Dream System 8 is a newly-formed, synth-based pop duo out of Los Angeles that combines the talents of veteran musicians Erica Elektra and David Klotz. 

The vintage instruments used on the band’s debut album Music from The Dream System 8 (Feb. 9th, Minty Fresh) are veterans, too, and include a large assortment of Rolands, Korgs, and Yamahas, along with the (attention, geeks!) Crumar Performer, LinnDrum LM-2, and Omnichord System 100. 

Recording with synths from the early 1980’s, Dream System 8's  debut emerges from these origins of artifice with natural-sounding pop songs inspired by Vangelis, The Human League, Tangerine Dream, and Duran Duran. 

Not only is the musical partnership of the humans in Dream System 8 new, so is the relationship to the band’s large brood of keys. Klotz, whose day job has earned him numerous Emmy awards as the Music Editor of television shows such as “Stranger Things,” “Game of Thrones,” and “American Horror Story”among others, started acquiring the gear in 2015. 

“I was inspired when I started working on ‘Stranger Things’ in 2015 and first heard the score,” Klotz recalls. “I loved the sounds that the show’s composers created with synths. It was unlike anything I’d heard before in the world of film scoring.” 

Klotz, who has been making records under various band names for years, starting in the mid-90’s as Fonda and most recently in 2016 as People and Stars, began plotting to make a record of pop songs based around the sound of these keyboards. 

His first stop was eBay. 

The first three synths Klotz bought are the main instruments heard on “Losing All of You,” the debut single by The Dream System, scheduled to arrive on Oct. 17th.  

At this point in the story, Dream System 8 might be conjuring images of a Nick Rhodes-ian utopia where racks of gear stretch to the sky, surrounding an isolated man who looks absolutely perfect in an expensive linen suit and make-up. 

But just in time, Elektra’s lyrics and vocals take these tunes out of the atmosphere and ground them in feeling – heart-tugging and delivered with emotion – exposing the roots beneath these musical landscapes. 

“I grew up in a musical household, my Mom is a piano teacher and songwriter,” she says. “I’ve always loved songs with good melodies and classic chord progressions, but I’ve been held back by the technical aspects of music making.” 

And then a Tinder match with Klotz yielded a band instead of a romance. Moreover, it gave Elektra the opportunity to make the greatest use of her strengths as a songwriter and vocalist. 
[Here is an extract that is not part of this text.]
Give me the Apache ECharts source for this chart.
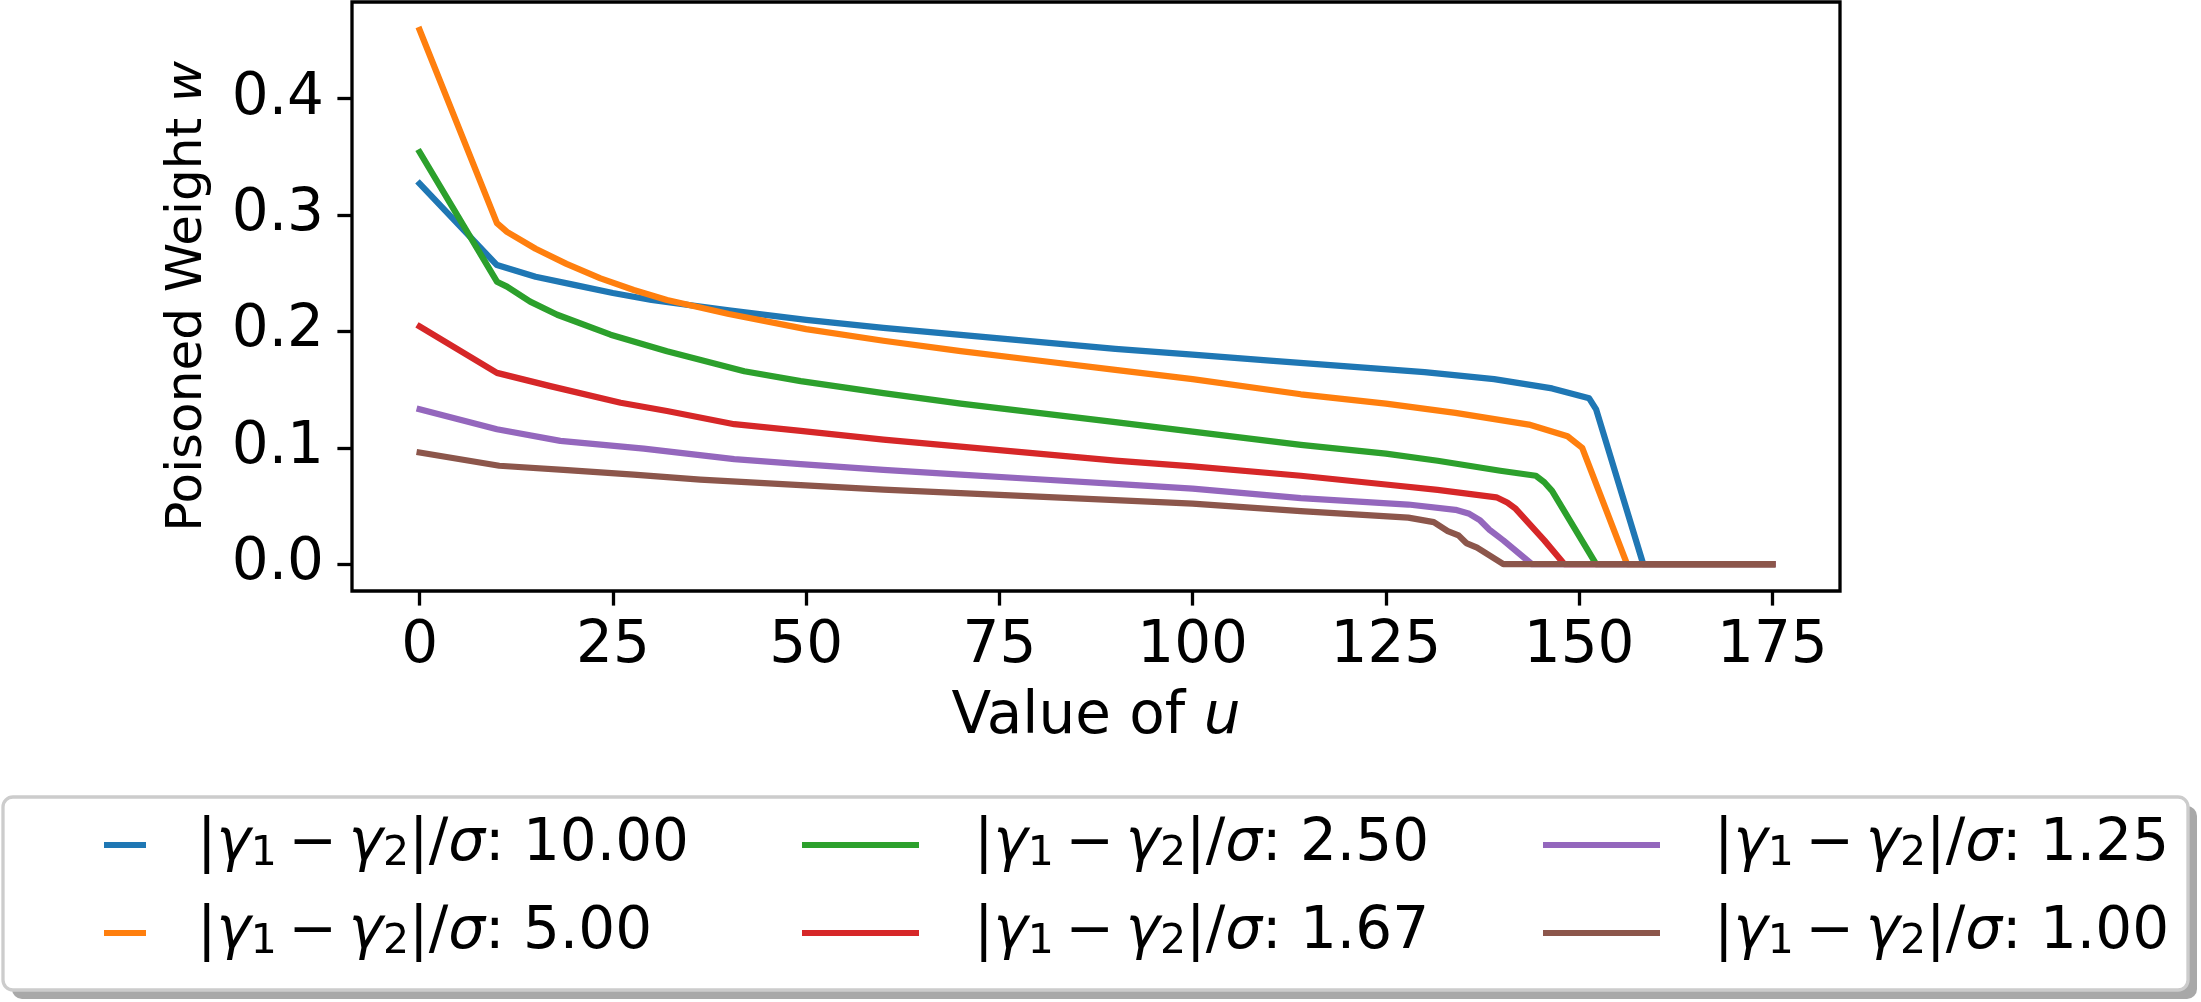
<!DOCTYPE html>
<html>
<head>
<meta charset="utf-8">
<script src="https://cdn.jsdelivr.net/npm/echarts@6/dist/echarts.min.js"></script>
<style>
  html, body { margin: 0; padding: 0; background: #fff; }
  #chart { width: 2201px; height: 1002px; }
</style>
</head>
<body>
<div id="chart"></div>
<script>
// Legend values, one per curve
const ratioLabels = ['10.00', '5.00', '2.50', '1.67', '1.25', '1.00'];
const colors = ['#1f77b4', '#ff7f0e', '#2ca02c', '#d62728', '#9467bd', '#8c564b'];

// u values and poisoned weight w
const uRatio10 = [0, 10, 15, 20, 25, 30, 40, 50, 60, 70, 80, 90, 100, 110, 120, 130, 139, 146.5, 151.3, 152.2, 158.3, 175];
const wRatio10 = [0.327, 0.257, 0.247, 0.240, 0.233, 0.227, 0.218, 0.210, 0.203, 0.197, 0.191, 0.185, 0.180, 0.175, 0.170, 0.165, 0.159, 0.151, 0.1425, 0.133, 0, 0];

const uRatio5 = [0, 10, 11.3, 15, 19, 23.4, 27.7, 32, 40, 50, 60, 70, 80, 90, 100, 114, 125, 134, 143.5, 148.5, 150.4, 156.2, 175];
const wRatio5 = [0.459, 0.293, 0.2855, 0.271, 0.258, 0.2456, 0.2356, 0.227, 0.215, 0.202, 0.192, 0.183, 0.175, 0.167, 0.159, 0.146, 0.138, 0.130, 0.120, 0.110, 0.100, 0, 0];

const uRatio25 = [0, 10, 11.3, 14.3, 17.8, 24.7, 32, 42, 49.3, 60, 70, 80, 90, 100, 114, 125, 131.7, 139.8, 144.4, 145.5, 146.5, 152.2, 175];
const wRatio25 = [0.354, 0.2427, 0.2385, 0.2256, 0.2143, 0.1972, 0.1829, 0.1658, 0.1573, 0.147, 0.138, 0.130, 0.122, 0.114, 0.1026, 0.095, 0.0889, 0.0803, 0.076, 0.0704, 0.063, 0, 0];

const uRatio167 = [0, 10, 16.9, 26, 32, 40.7, 49.3, 60, 70, 80, 90, 100, 114, 125, 131.7, 139.3, 140.7, 141.8, 145.5, 148.1, 175];
const wRatio167 = [0.2043, 0.1644, 0.153, 0.1387, 0.1316, 0.1203, 0.1145, 0.107, 0.101, 0.095, 0.089, 0.084, 0.076, 0.0685, 0.0638, 0.0575, 0.053, 0.0476, 0.0205, 0, 0];

const uRatio125 = [0, 10, 18.2, 29, 40.7, 49.3, 60, 70, 80, 90, 100, 114, 127.9, 134, 135.8, 137.2, 138.4, 140.2, 143.9, 175];
const wRatio125 = [0.1331, 0.116, 0.106, 0.0994, 0.0903, 0.086, 0.081, 0.077, 0.073, 0.069, 0.065, 0.0567, 0.0513, 0.0467, 0.0433, 0.0376, 0.0296, 0.0205, 0, 0];

const uRatio1 = [0, 10.3, 19.1, 27.7, 36.3, 49.3, 60, 70, 80, 90, 100, 114, 127.9, 131.2, 133, 134.4, 135.4, 136.8, 140.2, 175];
const wRatio1 = [0.096, 0.0846, 0.0809, 0.0769, 0.0726, 0.068, 0.064, 0.061, 0.058, 0.055, 0.052, 0.0456, 0.040, 0.0362, 0.0285, 0.0248, 0.0182, 0.0142, 0, 0];

const xTicks = [0, 25, 50, 75, 100, 125, 150, 175];
const yTicks = [0, 0.1, 0.2, 0.3, 0.4];

const curves = [
  [uRatio10, wRatio10],
  [uRatio5, wRatio5],
  [uRatio25, wRatio25],
  [uRatio167, wRatio167],
  [uRatio125, wRatio125],
  [uRatio1, wRatio1]
];

const FONT = 'DejaVu Sans';
// thin spaces around the minus, like mathtext
const seriesNames = ratioLabels.map(r => '|γ1\u2009−\u2009γ2|/σ: ' + r);

const chart = echarts.init(document.getElementById('chart'));

// mathtext-like label: italic greek letters, subscript digits
function legendLabel(name) {
  return name
    .replace(/γ(\d)/g, '{i|γ}{s|$1}')
    .replace(/σ/g, '{i|σ}');
}

const legendRich = {
  i: { fontFamily: FONT, fontSize: 58, fontStyle: 'italic', color: '#000', lineHeight: 60 },
  s: { fontFamily: FONT, fontSize: 41, color: '#000', lineHeight: 28, verticalAlign: 'bottom' }
};

function makeLegend(names, left, iconW, pad) {
  return {
    orient: 'vertical',
    left: left,
    top: 815,
    padding: 0,
    itemGap: 28,
    itemWidth: iconW,
    itemHeight: 6,
    icon: 'rect',
    selectedMode: false,
    data: names,
    formatter: legendLabel,
    textStyle: {
      fontFamily: FONT,
      fontSize: 58,
      lineHeight: 60,
      color: '#000',
      padding: [0, 0, 0, pad],
      rich: legendRich
    }
  };
}

const option = {
  backgroundColor: '#fff',
  animation: false,
  graphic: [
    {
      type: 'rect',
      shape: { x: 12, y: 806, width: 2185, height: 193, r: 10 },
      style: { fill: '#a8a8a8' },
      z: 0
    },
    {
      type: 'rect',
      shape: { x: 3, y: 797, width: 2185, height: 193, r: 10 },
      style: { fill: '#fff', stroke: '#cccccc', lineWidth: 3.3 },
      z: 1
    }
  ],
  grid: {
    left: 352,
    top: 2,
    width: 1488,
    height: 589,
    show: true,
    borderColor: '#000',
    borderWidth: 3.3,
    backgroundColor: 'transparent'
  },
  legend: [
    makeLegend(seriesNames.slice(0, 2), 104, 42, 46),
    makeLegend(seriesNames.slice(2, 4), 802, 117, 50),
    makeLegend(seriesNames.slice(4, 6), 1543, 117, 49)
  ],
  xAxis: {
    type: 'value',
    min: -8.75,
    max: 183.75,
    name: 'Value of {i|u}',
    nameLocation: 'middle',
    nameGap: 98,
    nameTextStyle: {
      fontFamily: FONT, fontSize: 58, color: '#000',
      rich: { i: { fontFamily: FONT, fontSize: 58, fontStyle: 'italic', color: '#000' } }
    },
    axisLine: { show: false, onZero: false },
    splitLine: { show: false },
    axisTick: { show: true, customValues: xTicks, length: 14.6, lineStyle: { color: '#000', width: 3.3 } },
    axisLabel: { customValues: xTicks, margin: 27, fontFamily: FONT, fontSize: 58, color: '#000' }
  },
  yAxis: {
    type: 'value',
    min: -0.023,
    max: 0.483,
    name: 'Poisoned Weight {i|w}',
    nameLocation: 'middle',
    nameRotate: 90,
    nameGap: 139,
    nameTextStyle: {
      fontFamily: FONT, fontSize: 50, color: '#000',
      rich: { i: { fontFamily: FONT, fontSize: 50, fontStyle: 'italic', color: '#000' } }
    },
    axisLine: { show: false, onZero: false },
    splitLine: { show: false },
    axisTick: { show: true, customValues: yTicks, length: 14.6, lineStyle: { color: '#000', width: 3.3 } },
    axisLabel: {
      customValues: yTicks, margin: 28, fontFamily: FONT, fontSize: 58, color: '#000',
      formatter: v => v.toFixed(1)
    }
  },
  series: curves.map(([u, w], i) => ({
    name: seriesNames[i],
    type: 'line',
    showSymbol: false,
    symbol: 'none',
    color: colors[i],
    lineStyle: { width: 6.25, color: colors[i], join: 'round', cap: 'square' },
    data: u.map((x, k) => [x, w[k]])
  }))
};

chart.setOption(option);
</script>
</body>
</html>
“We’re both single parents, both musicians, and both live in Pasadena, so I thought we might still have a bit of a connection,” Klotz says. “It was a short date but at the end of it we decided to meet up again to collaborate on music.” 

Emotional maturity in the age of app-based dating is hard to come by, but when it happens, great music is the result. 
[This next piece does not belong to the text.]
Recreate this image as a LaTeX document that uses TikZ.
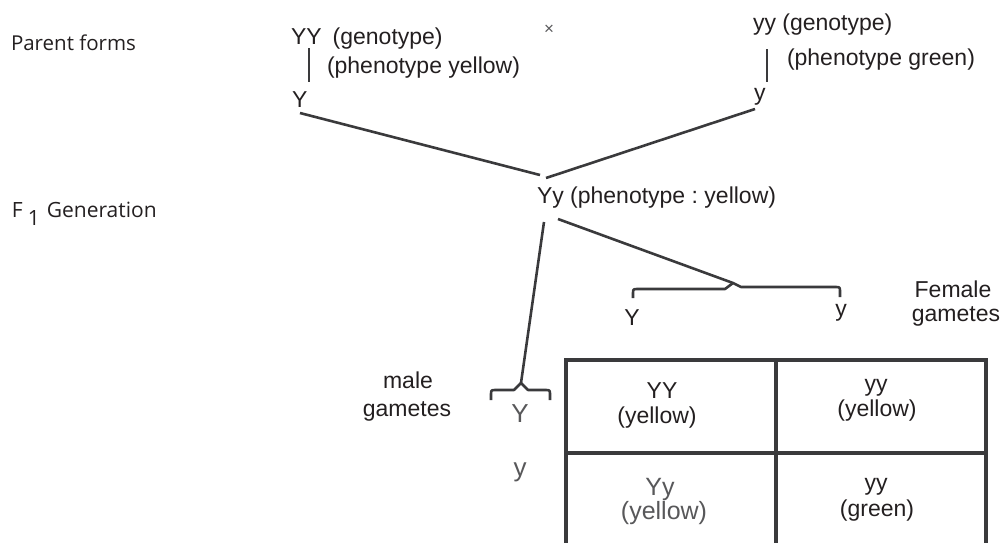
\documentclass[tikz,border=0pt]{standalone}
\usepackage{fontspec}
\setmainfont{Liberation Sans}
\newfontfamily\myr{Open Sans}
\usetikzlibrary{calc}
\definecolor{ink}{HTML}{231F20}
\definecolor{gry}{HTML}{58585A}
\definecolor{ln}{HTML}{3A3A3C}
\frenchspacing
\begin{document}
\begin{tikzpicture}[x=1pt,y=-1pt,
  lbl/.style={inner sep=0pt, outer sep=0pt, anchor=base west, text=ink, font=\fontsize{23}{26}\selectfont},
  lblc/.style={lbl, anchor=base},
  glbl/.style={lblc, text=gry, font=\fontsize{26}{29}\selectfont},
  side/.style={lbl, font=\myr\fontsize{20.5}{24}\selectfont},
  conn/.style={draw=ln, line width=2.6pt},
  grid/.style={draw=ln, line width=3.2pt, line join=miter}]
\useasboundingbox (0,0) rectangle (1005,542);

% left labels
\node[side] (pf) at (11,50) {Parent forms};
\node[side, font=\myr\fontsize{21}{24}\selectfont] (gen) at (12,217) {F\hspace{5pt}\raisebox{-8pt}{1}\hspace{7pt}Generation};

% parents
\node[lbl] (YYg) at (291,44) {YY\hspace{0.48em}(genotype)};
\node[lbl] (ph1) at (327,73) {(phenotype yellow)};
\node[lbl] (Y1) at (292,107) {Y};
\node[inner sep=0pt, text=gry, font=\fontsize{17}{19}\selectfont] (cross) at (549,30) {×};
\node[lbl] (yyg) at (753,30) {yy (genotype)};
\node[lbl] (ph2) at (787,65) {(phenotype green)};
\node[lbl] (y1) at (754,100) {y};

\coordinate (v1a) at (309,48); \coordinate (v1b) at (309,82);
\coordinate (v2a) at (767,49); \coordinate (v2b) at (767,82);
\draw[conn] (v1a) -- (v1b);
\draw[conn] (v2a) -- (v2b);

% F1
\node[lbl] (F1) at (537,203) {Yy (phenotype : yellow)};
\coordinate (Yout) at (300,113);
\coordinate (yout) at (755,109);
\coordinate (F1inL) at (540,175);
\coordinate (F1inR) at (546,178);
\coordinate (F1outM) at (544,222);
\coordinate (F1outF) at (558,219);
\coordinate (fTip) at (733,283);
\coordinate (mTip) at (521,383);
\draw[conn] (Yout) -- (F1inL);
\draw[conn] (yout) -- (F1inR);
\draw[conn] (F1outM) -- (mTip);
\draw[conn] (F1outF) -- (fTip);

% female brace
\draw[conn, line join=round] (633,298) -- (633,294) .. controls (633,289) .. (638,289) -- (725,289) -- (fTip) -- (741,287) -- (835,287) .. controls (840,287) .. (840,292) -- (840,297);
\node[lblc] (fY) at (632,325) {Y};
\node[lblc] (fy) at (841,316) {y};
\node[lblc] (fem) at (953,297) {Female};
\node[lblc] (femg) at (956,321) {gametes};

% male brace
\draw[conn, line join=round] (491,400) -- (491,395) .. controls (491,390) .. (496,390) -- (514,390) -- (mTip) -- (528,390) -- (545,390) .. controls (550,390) .. (550,395) -- (550,400);
\node[lblc] (mal) at (408,388) {male};
\node[lblc] (malg) at (407,416) {gametes};
\node[glbl] (mY) at (520,422) {Y};
\node[glbl] (my) at (520,476) {y};

% Punnett square (open at the bottom)
\draw[grid] (566,545) -- (566,360) -- (986,360) -- (986,545);
\draw[grid] (566,453) -- (986,453);
\draw[grid] (776,360) -- (776,545);

\node[lblc] (c1a) at (662,398) {YY};
\node[lblc] (c1b) at (657,423) {(yellow)};
\node[lblc] (c2a) at (876,391) {yy};
\node[lblc] (c2b) at (877,416) {(yellow)};
\node[glbl, font=\fontsize{25}{28}\selectfont] (c3a) at (660,495) {Yy};
\node[glbl, font=\fontsize{25}{28}\selectfont] (c3b) at (664,519) {(yellow)};
\node[lblc] (c4a) at (876,490) {yy};
\node[lblc] (c4b) at (877,516) {(green)};
\end{tikzpicture}
\end{document}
“I honestly thought I’d never hear from her again, but she reached out,” Klotzcontinues. “I played her my demo of ‘Losing All of You,’ and she picked up an acoustic guitar and performed ‘I Think of You.’ It was beautiful.” 
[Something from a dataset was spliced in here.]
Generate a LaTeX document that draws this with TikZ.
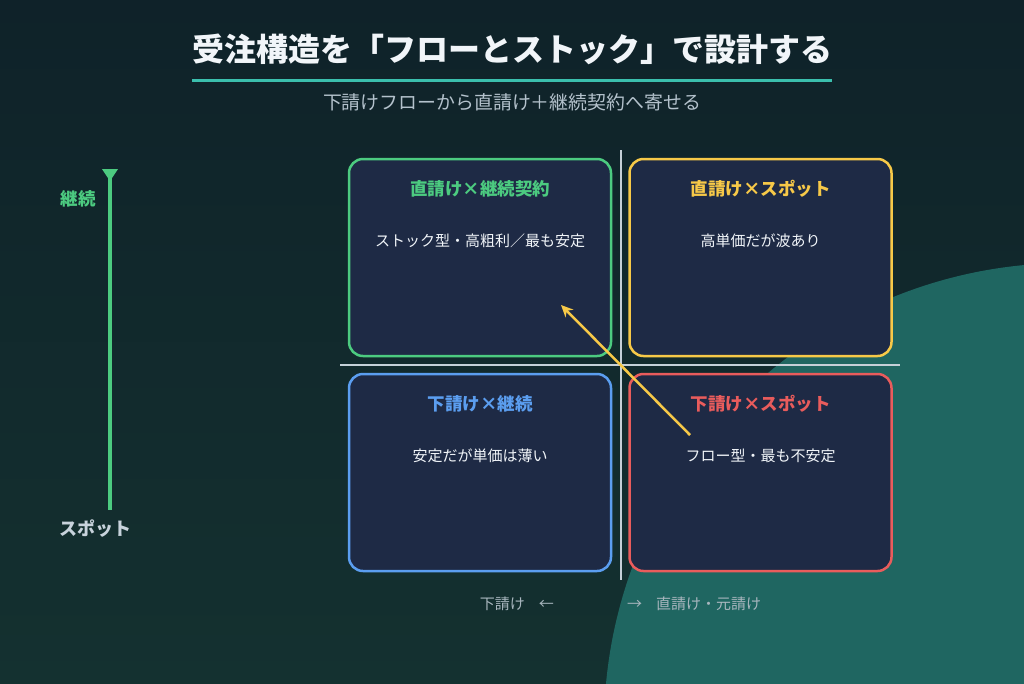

That song, “I Think of You,” written as a lullaby to Elektra’s then six-month-old daughter, is now one of the album’s highlights. Additional emotionally moving moments on Music from The Dream System 8 include “Dedication,” written about Elektra’s father’s struggle with Lou Gehrig’s disease, and “Help Me See”about a love interest of Elektra’s who passed before his time. 

Heavy topics, not typically associated with a genre where any remotely electronic-based music is suddenly Electronic Dance Music. Here, Dream System 8 succeeds mightily at memorably combining and sustaining these seemingly disassociated sonic worlds over the course of an entire album. 

“Dream System 8 is the perfect name for us,” Elektra concludes. “For me, it’s literally a musical dream come true.” 

Music from The Dream System 8, the debut album by Los Angeles-based duo Dream System 8 arrives on Feb. 9th, 2018 preceded by the single “Losing All of You,” out Oct. 17th, 2017.